Je te vois.
Là, maintenant.
Tu es ici, dans ton jardin près de ton cerisier, tes cheveux légers comme des plumes d’ange cascadant autour de ton visage, la lueur du jour laissant entrevoir tes yeux scintillants tels des émeraudes.
Je viens te voir chaque semaine, et comme à chaque fois, les souvenirs affluent.
Depuis longtemps, tu me parles sans cesse du passé, de ton époux tant chéri disparu, d’escapades parisiennes, de la guerre, de ton métier de couturière puis d’infirmière…Tu me montres les mêmes photos, parlant de tes aventures comme d’un éden perdu.
Plus jeune, je trouvais cela réconfortant, doux. Mais l’adulte que je suis devenue supporte de plus en plus mal ces souvenirs radotés.
Depuis peu, tu les réinventes sans cesse, tu les extrapoles, tu les mélanges, tout comme les noms de tes enfants, leurs dates de naissance, comme on mélangerait le nom des fleurs. Les mots t’échappent, tu ne cuisines plus et ton sourire s’éteint.
Je le vois, tes souvenirs s’évanouissent parfois dans ta mémoire sans qu’aucun trouble, que celui de l’âge avançant, ne vienne pourtant le décider.
C’est étrange.
Mais il faut le reconnaitre, bien que ton attitude dynamique éclipse ton âge, les moments d’oubli ou de confusion se font de plus en plus nombreux, et moi j’ai besoin de te voir différemment.

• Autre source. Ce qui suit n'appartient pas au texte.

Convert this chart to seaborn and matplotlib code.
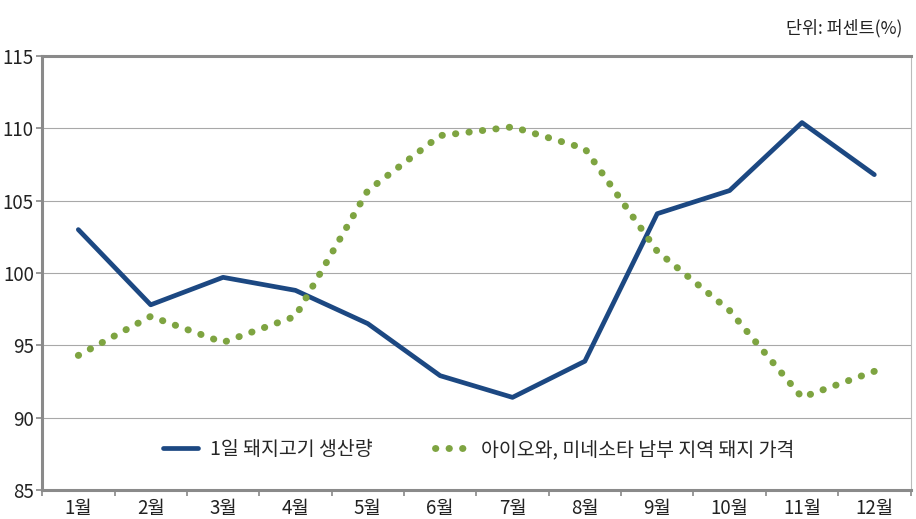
import matplotlib
matplotlib.use("Agg")
import matplotlib.pyplot as plt
import seaborn as sns
import pandas as pd
import numpy as np

months = ["1월", "2월", "3월", "4월", "5월", "6월", "7월", "8월", "9월", "10월", "11월", "12월"]
production = [103.0, 97.8, 99.7, 98.8, 96.5, 92.9, 91.4, 93.9, 104.1, 105.7, 110.4, 106.8]
price = [94.3, 97.0, 95.2, 97.0, 105.7, 109.5, 110.1, 108.6, 101.5, 97.4, 91.4, 93.2]
label_prod = "1일 돼지고기 생산량"
label_price = "아이오와, 미네소타 남부 지역 돼지 가격"

sns.set_theme(style="white")
plt.rcParams['font.family'] = ['Noto Sans CJK KR', 'DejaVu Sans']

df = pd.DataFrame({"month": np.arange(len(months)), "prod": production, "price": price})

fig = plt.figure(figsize=(9.16, 5.19), dpi=100)
ax = fig.add_axes([0.046, 0.056, 0.948, 0.836])

ax.set_ylim(85, 115)
ax.set_xlim(-0.5, 11.5)
ax.set_yticks(range(85, 116, 5))
ax.yaxis.grid(True, color="#a8a8a8", linewidth=0.8)
ax.set_axisbelow(True)

sns.lineplot(data=df, x="month", y="prod", ax=ax, color="#1c4882", linewidth=3.4,
             label=label_prod, solid_capstyle="round")
sns.lineplot(data=df, x="month", y="price", ax=ax, color="#7ea441", linewidth=5.0,
             linestyle=(0, (0.05, 1.9)), dash_capstyle="round", label=label_price)

ax.set_xlabel("")
ax.set_ylabel("")
ax.set_xticks(np.arange(len(months)))
ax.set_xticklabels(months)
ax.set_xticks(np.arange(-0.5, 12, 1), minor=True)
ax.tick_params(axis="x", which="major", length=0, labelsize=13.5, pad=6, colors="#222222")
ax.tick_params(axis="x", which="minor", length=4, width=1.2, color="#888888", direction="out", bottom=True)
ax.tick_params(axis="y", length=4, width=1.2, color="#888888", direction="out", left=True,
               labelsize=13.5, pad=2, labelcolor="#222222")

for s in ["left", "bottom", "top"]:
    ax.spines[s].set_color("#8a8a8a")
    ax.spines[s].set_linewidth(2.2)
ax.spines["right"].set_color("#bbbbbb")
ax.spines["right"].set_linewidth(0.8)

leg = ax.legend(loc="lower center", bbox_to_anchor=(0.503, 0.02), ncol=2, frameon=True,
                fontsize=14, handlelength=1.8, handletextpad=0.6, columnspacing=3.2, borderpad=0.6)
leg.get_frame().set_facecolor("white")
leg.get_frame().set_edgecolor("white")
leg.get_frame().set_alpha(1)

fig.text(0.985, 0.945, "단위: 퍼센트(%)", ha="right", va="center", fontsize=12.5, color="#222222")

fig.savefig("out.png", dpi=100)
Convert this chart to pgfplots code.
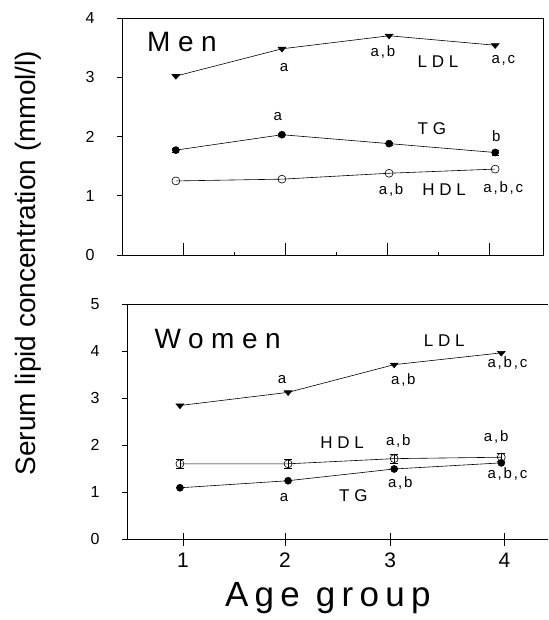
\documentclass[border=0pt]{standalone}
\usepackage{fontspec}
\setmainfont{Liberation Sans}
\newfontfamily\lsbig[LetterSpace=27]{Liberation Sans}
\newfontfamily\lsage[LetterSpace=18]{Liberation Sans}
\newfontfamily\lsmid[LetterSpace=28]{Liberation Sans}
\newfontfamily\lssmall[LetterSpace=12]{Liberation Sans}
\usepackage{pgfplots}
\pgfplotsset{compat=1.18}
\pgfplotsset{
  panel/.style={
    scale only axis,
    width=421pt,
    /pgf/number format/assume math mode=true,
    tick style={black, line width=0.6pt},
    axis line style={black, line width=0.7pt},
    ytick pos=left,
    xtick pos=bottom,
    minor x tick num=1,
    yticklabel style={font=\fontsize{16}{16}\selectfont, xshift=-19pt},
    xticklabel style={font=\fontsize{21}{21}\selectfont, yshift=-8pt},
    clip=false,
  },
  ldl/.style={black, line width=0.6pt, mark=triangle*, mark size=4.5pt, mark options={rotate=180, yscale=0.7, fill=black}},
  tg/.style={black, line width=0.6pt, mark=*, mark size=3.5pt, mark options={fill=black}},
  hdl/.style={black, line width=0.6pt, mark=o, mark size=4pt, mark options={fill=white, line width=0.6pt}},
}
\tikzset{
  ann/.style={font=\lssmall\fontsize{15}{15}\selectfont, inner sep=0pt},
  lab/.style={font=\lsmid\fontsize{17}{17}\selectfont, inner sep=0pt},
  ttl/.style={font=\lsbig\fontsize{28}{28}\selectfont, inner sep=0pt},
}
\begin{document}
\begin{tikzpicture}[x=1pt,y=1pt]
\path[use as bounding box] (0,0) rectangle (548,-620);
% ---------------- Men ----------------
\begin{axis}[panel,
  at={(122pt,-255pt)}, anchor=south west,
  height=237pt,
  xmin=0.402, xmax=4.529, ymin=0, ymax=4,
  ytick={0,1,2,3,4},
  xtick={1,2,3,4}, xticklabels={},
  xtick align=inside, ytick align=outside,
  major tick length=5pt, minor tick length=3pt,
  xtick style={/pgfplots/major tick length=12pt},
]
\addplot[ldl] coordinates {(0.93,3.02) (1.97,3.48) (3.02,3.70) (4.06,3.54)};
\addplot[tg, error bars/.cd, y dir=both, y explicit, error mark options={rotate=90, mark size=3.5pt, black}]
  coordinates {(0.93,1.77) +- (0,0.03) (1.97,2.03) +- (0,0.03) (3.02,1.88) +- (0,0.03) (4.06,1.73) +- (0,0.04)};
\addplot[hdl] coordinates {(0.93,1.25) (1.97,1.28) (3.02,1.38) (4.06,1.45)};
\node[ttl] at (axis cs:0.99,3.60) {Men};
\node[ann] at (axis cs:1.99,3.16) {a};
\node[ann] at (axis cs:2.96,3.43) {a,b};
\node[lab] at (axis cs:3.50,3.26) {LDL};
\node[ann] at (axis cs:4.14,3.29) {a,c};
\node[ann] at (axis cs:1.93,2.33) {a};
\node[lab] at (axis cs:3.44,2.14) {TG};
\node[ann] at (axis cs:4.07,2.00) {b};
\node[ann] at (axis cs:3.04,1.10) {a,b};
\node[lab] at (axis cs:3.56,1.10) {HDL};
\node[ann] at (axis cs:4.14,1.13) {a,b,c};
\end{axis}
% ---------------- Women ----------------
\begin{axis}[panel,
  at={(127pt,-539pt)}, anchor=south west,
  height=235pt,
  axis x line=box, axis y line=left, axis line style={-},
  xmin=0.451, xmax=4.578, ymin=0, ymax=5,
  ytick={0,1,2,3,4,5},
  xtick={1,2,3.03,4.15}, xticklabels={1,2,3,4},
  xtick align=center, ytick align=outside,
  major tick length=5pt, minor tick length=4pt,
  xtick style={/pgfplots/major tick length=13pt},
  xlabel={Age group},
  xlabel style={font=\lsage\fontsize{35}{35}\selectfont, at={(axis description cs:0.477,0)}, anchor=center, yshift=-59pt},
  ylabel={Serum lipid concentration (mmol/l)},
  ylabel style={font=\fontsize{28}{28}\selectfont, at={(axis description cs:-0.235,1.174)}, anchor=center},
]
\addplot[ldl] coordinates {(0.97,2.84) (2.03,3.12) (3.07,3.71) (4.12,3.96)};
\addplot[hdl, error bars/.cd, y dir=both, y explicit, error mark options={rotate=90, mark size=4pt, black}]
  coordinates {(0.97,1.60) +- (0,0.10) (2.03,1.60) +- (0,0.10) (3.07,1.71) +- (0,0.10) (4.12,1.74) +- (0,0.09)};
\addplot[tg] coordinates {(0.97,1.09) (2.03,1.24) (3.07,1.49) (4.12,1.62)};
\node[ttl] at (axis cs:1.34,4.26) {Women};
\node[lab] at (axis cs:3.56,4.23) {LDL};
\node[ann] at (axis cs:1.97,3.39) {a};
\node[ann] at (axis cs:3.16,3.39) {a,b};
\node[ann] at (axis cs:4.18,3.75) {a,b,c};
\node[lab] at (axis cs:2.56,2.05) {HDL};
\node[ann] at (axis cs:3.11,2.08) {a,b};
\node[ann] at (axis cs:4.07,2.16) {a,b};
\node[ann] at (axis cs:4.18,1.38) {a,b,c};
\node[ann] at (axis cs:3.13,1.20) {a,b};
\node[ann] at (axis cs:1.99,0.89) {a};
\node[lab] at (axis cs:2.67,0.93) {TG};
\end{axis}
\end{tikzpicture}
\end{document}
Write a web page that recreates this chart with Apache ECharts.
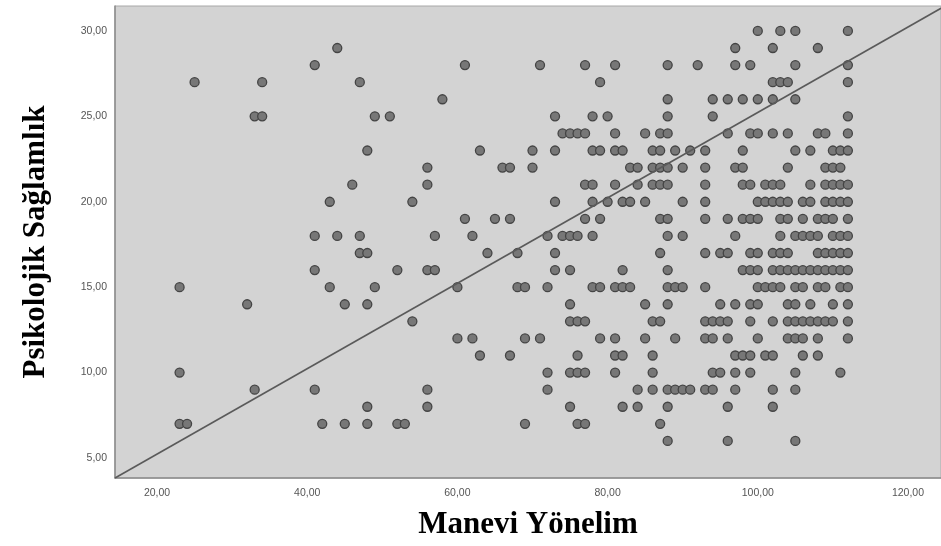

Je le sens, je perds patience, je me questionne, je te reprends. Tu deviens mon miroir, anxieuse, découragée, ne cessant de vouloir te justifier que rien ne t’échappe. Et nous restons l’une et l’autre dans nos positions, butées.
Quelle fausse note… nous qui jouons si bien notre opéra familiale depuis si longtemps…
Toi qui répond encore au prénom de Carmen, que puis-je faire pour toi maintenant ?
Quelle étoile guide pourrait nous permettre de prendre un autre chemin que celui de la peur, de l’agacement et de la lassitude ?
Un tee-shirt bleu et ce sourire rayonnant entrèrent dans ta maison.
Arrivant plein d’énergie et d’idées nouvelles pour nous remettre sur le chemin de la joie, de l’humour, des doux rêves, de la vie.
Chaque semaine est un renouveau : exercices ludiques de mémoire, exercices physiques toujours plus rythmés de rires qui résonnent comme un écho joyeux dans ton jardin ou dans ton salon.
Chaque activité proposée semble effacer un peu les nuages de l’oubli. Et te voilà à nouveau aux fourneaux grâce à lui.
Quel bonheur de te revoir source d’inspiration, transformant à nouveau des moments ordinaires en de belles constellations. Ambassadrice de la joie de vivre et ce, même avec parfois des souvenirs venus tout droit de ton imagination. Ce n’est rien, à nouveau, tu vis.